Je n'ai donc jamais reçu comme allant de soi l'idée de « droits historiques des juifs sur la terre promise ». Devenu étudiant, et ayant appris la chronologie historique de l'humanité depuis l'invention de l'écrit, le retour des juifs après plus de mille huit cents ans m'est apparu comme un saut imaginaire dans le temps, dépourvu de tout fondement chronologique rationnel. Je ne voyais là aucune différence de principe avec les mythes qui avaient animé les colons chrétiens puritains en Amérique du Nord ou en Afrique du Sud : ils se représentaient la nouvelle terre conquise comme « un pays de Canaan » donné par Dieu aux authentiques fils d'Israël.

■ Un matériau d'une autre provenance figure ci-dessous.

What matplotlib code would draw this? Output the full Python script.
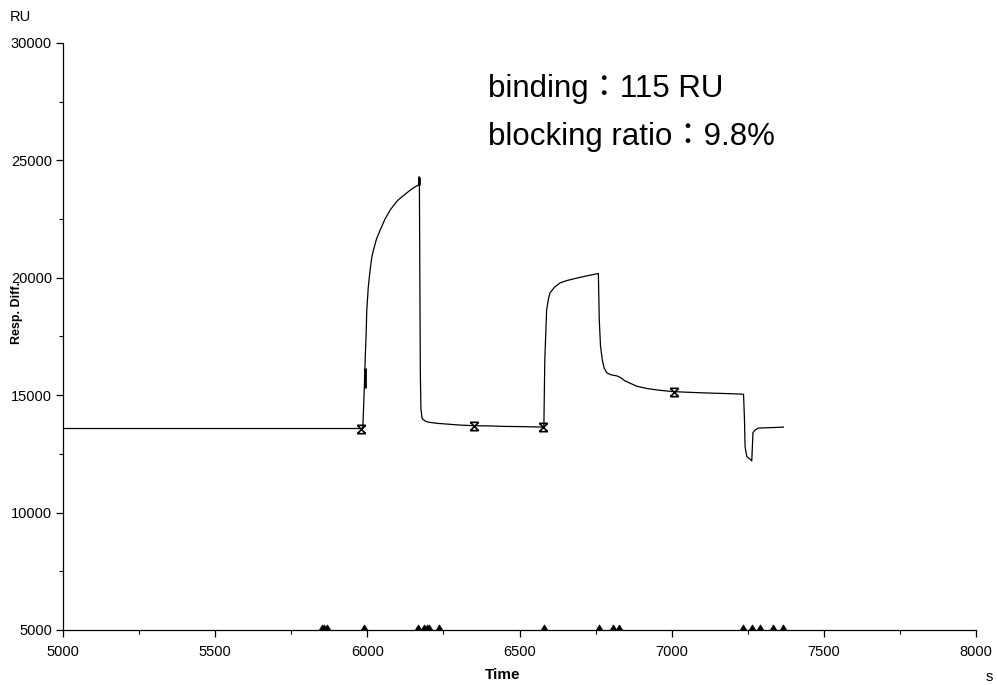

J'en ai déduit que le « retour sioniste » était essentiellement une invention utile, destinée à susciter la sympathie du monde occidental, et plus particulièrement chrétien protestant, lui-même précurseur dans la formulation de l'idée, lorsqu'il s'est agi de justifier la nouvelle entreprise coloniale. La logique nationaliste inhérente à cette entreprise devait obligatoirement porter atteinte à la population « indigène ». En effet, les immigrants sionistes ne débarquaient pas à Jaffa dans le même état d'esprit que les juifs persécutés arrivant à Londres ou à New York, qui n'aspiraient qu'à s'intégrer en toute égalité avec leurs voisins. Les sionistes, en revanche, arrivaient avec d'emblée en tête l'idée de créer en Palestine un État juif souverain, sur un territoire dont la majorité absolue des habitants était arabe. Mener jusqu'à son terme une telle entreprise de colonisation, à caractère national, impliquait obligatoirement qu'une partie notable de la population autochtone soit repoussée hors de l'espace revendiqué.
Shlomo Sand, "Comment la terre d'Israël fut inventée : De la Terre sainte à la mère patrie".